◆ WRITTEN INSTRUCTION ◆
Retype, please, the listing from its opening line through the line that contains "1.781, 1.890, 2.01]", both included, without the pictures.

◆ MATERIAL ◆
-- -- --

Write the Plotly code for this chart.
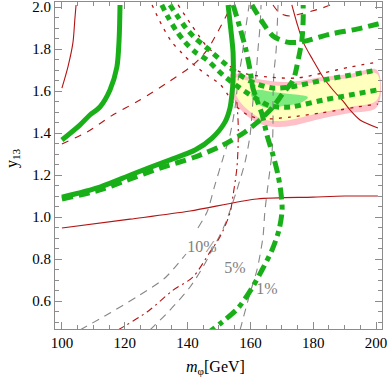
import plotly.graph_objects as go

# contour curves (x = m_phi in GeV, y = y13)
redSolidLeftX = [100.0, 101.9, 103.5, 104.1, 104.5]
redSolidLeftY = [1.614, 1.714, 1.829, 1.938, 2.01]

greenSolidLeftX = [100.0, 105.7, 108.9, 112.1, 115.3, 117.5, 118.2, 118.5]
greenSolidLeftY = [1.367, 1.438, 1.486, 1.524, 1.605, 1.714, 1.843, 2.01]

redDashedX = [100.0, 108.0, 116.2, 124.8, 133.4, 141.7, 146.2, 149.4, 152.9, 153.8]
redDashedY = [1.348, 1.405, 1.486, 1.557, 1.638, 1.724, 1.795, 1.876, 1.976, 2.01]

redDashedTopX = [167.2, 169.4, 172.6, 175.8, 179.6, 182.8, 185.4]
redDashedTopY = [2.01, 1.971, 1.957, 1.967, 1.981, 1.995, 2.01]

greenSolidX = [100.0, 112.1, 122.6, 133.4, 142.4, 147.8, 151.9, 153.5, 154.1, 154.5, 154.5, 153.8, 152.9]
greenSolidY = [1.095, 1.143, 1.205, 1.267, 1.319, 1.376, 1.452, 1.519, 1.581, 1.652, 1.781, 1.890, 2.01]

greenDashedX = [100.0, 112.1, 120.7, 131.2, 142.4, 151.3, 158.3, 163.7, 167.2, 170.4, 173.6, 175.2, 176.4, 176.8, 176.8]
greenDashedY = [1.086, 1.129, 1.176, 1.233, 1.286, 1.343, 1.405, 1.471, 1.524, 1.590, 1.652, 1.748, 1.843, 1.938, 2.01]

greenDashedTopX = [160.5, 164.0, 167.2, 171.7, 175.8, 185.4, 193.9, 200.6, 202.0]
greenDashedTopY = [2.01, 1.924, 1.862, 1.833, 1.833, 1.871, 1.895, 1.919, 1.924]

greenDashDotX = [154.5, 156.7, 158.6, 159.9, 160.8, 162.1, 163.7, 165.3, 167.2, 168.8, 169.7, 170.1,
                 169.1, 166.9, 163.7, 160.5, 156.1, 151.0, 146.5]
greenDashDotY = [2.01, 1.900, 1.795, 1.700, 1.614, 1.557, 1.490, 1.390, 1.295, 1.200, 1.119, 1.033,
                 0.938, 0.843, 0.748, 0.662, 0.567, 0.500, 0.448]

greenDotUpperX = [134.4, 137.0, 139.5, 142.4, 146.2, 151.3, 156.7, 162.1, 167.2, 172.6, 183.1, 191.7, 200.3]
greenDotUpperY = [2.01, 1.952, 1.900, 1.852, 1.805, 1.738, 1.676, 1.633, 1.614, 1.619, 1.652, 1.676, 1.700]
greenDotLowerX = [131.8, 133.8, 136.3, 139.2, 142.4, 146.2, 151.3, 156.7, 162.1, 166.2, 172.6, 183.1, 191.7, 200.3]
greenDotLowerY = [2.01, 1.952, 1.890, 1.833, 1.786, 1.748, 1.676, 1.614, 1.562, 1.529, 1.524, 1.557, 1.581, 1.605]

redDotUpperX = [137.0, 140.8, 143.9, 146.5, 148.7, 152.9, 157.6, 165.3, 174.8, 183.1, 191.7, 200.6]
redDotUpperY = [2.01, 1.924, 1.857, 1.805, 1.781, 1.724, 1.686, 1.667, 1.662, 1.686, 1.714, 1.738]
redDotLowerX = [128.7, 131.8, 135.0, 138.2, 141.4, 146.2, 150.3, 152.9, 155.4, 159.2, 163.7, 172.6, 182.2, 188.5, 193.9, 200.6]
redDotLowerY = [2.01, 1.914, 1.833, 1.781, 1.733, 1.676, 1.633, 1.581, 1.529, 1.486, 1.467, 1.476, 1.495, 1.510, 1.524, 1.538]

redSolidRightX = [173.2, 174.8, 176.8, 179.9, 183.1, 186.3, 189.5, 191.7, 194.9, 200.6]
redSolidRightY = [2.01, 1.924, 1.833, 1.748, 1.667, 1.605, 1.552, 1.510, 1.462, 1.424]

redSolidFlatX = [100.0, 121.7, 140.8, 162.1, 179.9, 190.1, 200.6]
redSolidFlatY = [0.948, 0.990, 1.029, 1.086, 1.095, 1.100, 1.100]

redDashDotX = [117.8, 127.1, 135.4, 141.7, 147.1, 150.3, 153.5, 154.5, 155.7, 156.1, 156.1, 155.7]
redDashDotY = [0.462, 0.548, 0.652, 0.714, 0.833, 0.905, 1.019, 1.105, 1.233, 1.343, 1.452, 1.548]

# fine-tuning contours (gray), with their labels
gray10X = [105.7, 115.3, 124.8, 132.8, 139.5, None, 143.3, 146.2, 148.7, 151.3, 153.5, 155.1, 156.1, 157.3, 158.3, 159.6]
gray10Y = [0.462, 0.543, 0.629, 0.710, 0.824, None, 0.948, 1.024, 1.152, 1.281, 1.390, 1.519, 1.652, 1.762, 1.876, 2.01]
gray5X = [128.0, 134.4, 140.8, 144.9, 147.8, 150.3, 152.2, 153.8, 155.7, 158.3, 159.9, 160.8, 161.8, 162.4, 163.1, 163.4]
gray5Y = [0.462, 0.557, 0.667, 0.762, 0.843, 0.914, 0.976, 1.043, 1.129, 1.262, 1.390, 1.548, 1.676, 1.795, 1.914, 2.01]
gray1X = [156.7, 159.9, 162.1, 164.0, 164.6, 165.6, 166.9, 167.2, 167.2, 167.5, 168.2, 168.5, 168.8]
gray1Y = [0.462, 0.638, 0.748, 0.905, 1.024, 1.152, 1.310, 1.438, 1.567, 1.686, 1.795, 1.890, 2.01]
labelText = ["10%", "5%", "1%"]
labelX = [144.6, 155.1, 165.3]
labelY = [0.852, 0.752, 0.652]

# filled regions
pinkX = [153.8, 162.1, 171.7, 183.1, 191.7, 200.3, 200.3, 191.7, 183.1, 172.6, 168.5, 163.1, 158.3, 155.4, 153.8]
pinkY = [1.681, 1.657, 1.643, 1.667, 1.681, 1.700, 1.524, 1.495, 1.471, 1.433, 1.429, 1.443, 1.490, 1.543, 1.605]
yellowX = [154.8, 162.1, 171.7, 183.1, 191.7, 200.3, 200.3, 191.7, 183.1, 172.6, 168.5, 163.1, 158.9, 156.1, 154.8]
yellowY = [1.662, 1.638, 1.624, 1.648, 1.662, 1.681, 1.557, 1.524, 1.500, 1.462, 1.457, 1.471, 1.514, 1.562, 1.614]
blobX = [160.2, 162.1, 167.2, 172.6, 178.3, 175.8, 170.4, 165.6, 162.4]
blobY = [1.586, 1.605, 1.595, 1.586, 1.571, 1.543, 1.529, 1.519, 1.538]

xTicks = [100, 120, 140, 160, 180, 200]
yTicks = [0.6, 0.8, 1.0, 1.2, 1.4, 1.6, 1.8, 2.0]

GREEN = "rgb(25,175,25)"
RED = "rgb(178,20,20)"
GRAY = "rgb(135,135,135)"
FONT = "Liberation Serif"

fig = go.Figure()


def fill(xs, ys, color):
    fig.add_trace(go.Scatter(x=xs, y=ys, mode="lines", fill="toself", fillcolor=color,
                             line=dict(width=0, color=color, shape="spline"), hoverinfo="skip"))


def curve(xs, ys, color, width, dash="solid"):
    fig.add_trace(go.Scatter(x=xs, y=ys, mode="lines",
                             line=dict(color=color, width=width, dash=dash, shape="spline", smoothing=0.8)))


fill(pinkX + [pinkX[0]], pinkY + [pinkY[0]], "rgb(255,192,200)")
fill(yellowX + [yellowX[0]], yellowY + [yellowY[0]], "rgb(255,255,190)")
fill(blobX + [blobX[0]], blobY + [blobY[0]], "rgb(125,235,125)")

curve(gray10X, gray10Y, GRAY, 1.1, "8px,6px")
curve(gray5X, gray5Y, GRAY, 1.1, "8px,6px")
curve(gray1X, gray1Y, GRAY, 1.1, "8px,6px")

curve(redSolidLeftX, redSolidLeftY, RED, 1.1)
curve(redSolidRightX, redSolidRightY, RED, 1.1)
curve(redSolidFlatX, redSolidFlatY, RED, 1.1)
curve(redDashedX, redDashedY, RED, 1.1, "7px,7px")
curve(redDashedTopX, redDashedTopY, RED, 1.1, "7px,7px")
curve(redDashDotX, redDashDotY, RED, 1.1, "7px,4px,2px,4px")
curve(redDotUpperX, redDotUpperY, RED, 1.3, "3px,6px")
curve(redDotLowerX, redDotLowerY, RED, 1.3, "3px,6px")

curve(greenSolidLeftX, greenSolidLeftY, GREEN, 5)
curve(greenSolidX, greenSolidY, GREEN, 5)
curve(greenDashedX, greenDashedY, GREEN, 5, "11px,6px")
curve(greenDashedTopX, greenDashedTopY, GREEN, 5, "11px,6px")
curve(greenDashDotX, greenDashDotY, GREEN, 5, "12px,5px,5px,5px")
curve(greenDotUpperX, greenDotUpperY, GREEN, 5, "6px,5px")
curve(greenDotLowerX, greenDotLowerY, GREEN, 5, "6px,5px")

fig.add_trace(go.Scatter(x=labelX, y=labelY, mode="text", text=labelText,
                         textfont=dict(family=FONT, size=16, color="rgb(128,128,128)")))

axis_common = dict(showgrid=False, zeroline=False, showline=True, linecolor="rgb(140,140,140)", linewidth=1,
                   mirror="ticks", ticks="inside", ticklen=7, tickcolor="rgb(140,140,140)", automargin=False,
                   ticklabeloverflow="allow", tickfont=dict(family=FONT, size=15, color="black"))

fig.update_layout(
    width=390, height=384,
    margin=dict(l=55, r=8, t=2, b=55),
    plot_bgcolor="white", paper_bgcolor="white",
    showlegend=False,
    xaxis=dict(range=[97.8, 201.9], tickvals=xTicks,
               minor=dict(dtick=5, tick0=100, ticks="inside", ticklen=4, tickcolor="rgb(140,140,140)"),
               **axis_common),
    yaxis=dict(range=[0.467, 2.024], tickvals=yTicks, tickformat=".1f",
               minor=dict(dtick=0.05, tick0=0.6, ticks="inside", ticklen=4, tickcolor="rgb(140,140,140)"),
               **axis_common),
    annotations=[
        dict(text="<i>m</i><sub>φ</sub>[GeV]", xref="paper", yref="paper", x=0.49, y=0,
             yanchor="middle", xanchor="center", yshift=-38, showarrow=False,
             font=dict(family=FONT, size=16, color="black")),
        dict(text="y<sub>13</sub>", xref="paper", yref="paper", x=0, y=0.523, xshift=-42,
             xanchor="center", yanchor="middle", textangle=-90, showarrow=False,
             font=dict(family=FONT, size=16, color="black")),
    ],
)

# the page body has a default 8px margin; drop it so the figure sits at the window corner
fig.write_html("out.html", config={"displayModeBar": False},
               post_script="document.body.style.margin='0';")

-- -- --

◆ FULL OUTPUT ◆
Write the Plotly code for this chart.
import plotly.graph_objects as go

# contour curves (x = m_phi in GeV, y = y13)
redSolidLeftX = [100.0, 101.9, 103.5, 104.1, 104.5]
redSolidLeftY = [1.614, 1.714, 1.829, 1.938, 2.01]

greenSolidLeftX = [100.0, 105.7, 108.9, 112.1, 115.3, 117.5, 118.2, 118.5]
greenSolidLeftY = [1.367, 1.438, 1.486, 1.524, 1.605, 1.714, 1.843, 2.01]

redDashedX = [100.0, 108.0, 116.2, 124.8, 133.4, 141.7, 146.2, 149.4, 152.9, 153.8]
redDashedY = [1.348, 1.405, 1.486, 1.557, 1.638, 1.724, 1.795, 1.876, 1.976, 2.01]

redDashedTopX = [167.2, 169.4, 172.6, 175.8, 179.6, 182.8, 185.4]
redDashedTopY = [2.01, 1.971, 1.957, 1.967, 1.981, 1.995, 2.01]

greenSolidX = [100.0, 112.1, 122.6, 133.4, 142.4, 147.8, 151.9, 153.5, 154.1, 154.5, 154.5, 153.8, 152.9]
greenSolidY = [1.095, 1.143, 1.205, 1.267, 1.319, 1.376, 1.452, 1.519, 1.581, 1.652, 1.781, 1.890, 2.01]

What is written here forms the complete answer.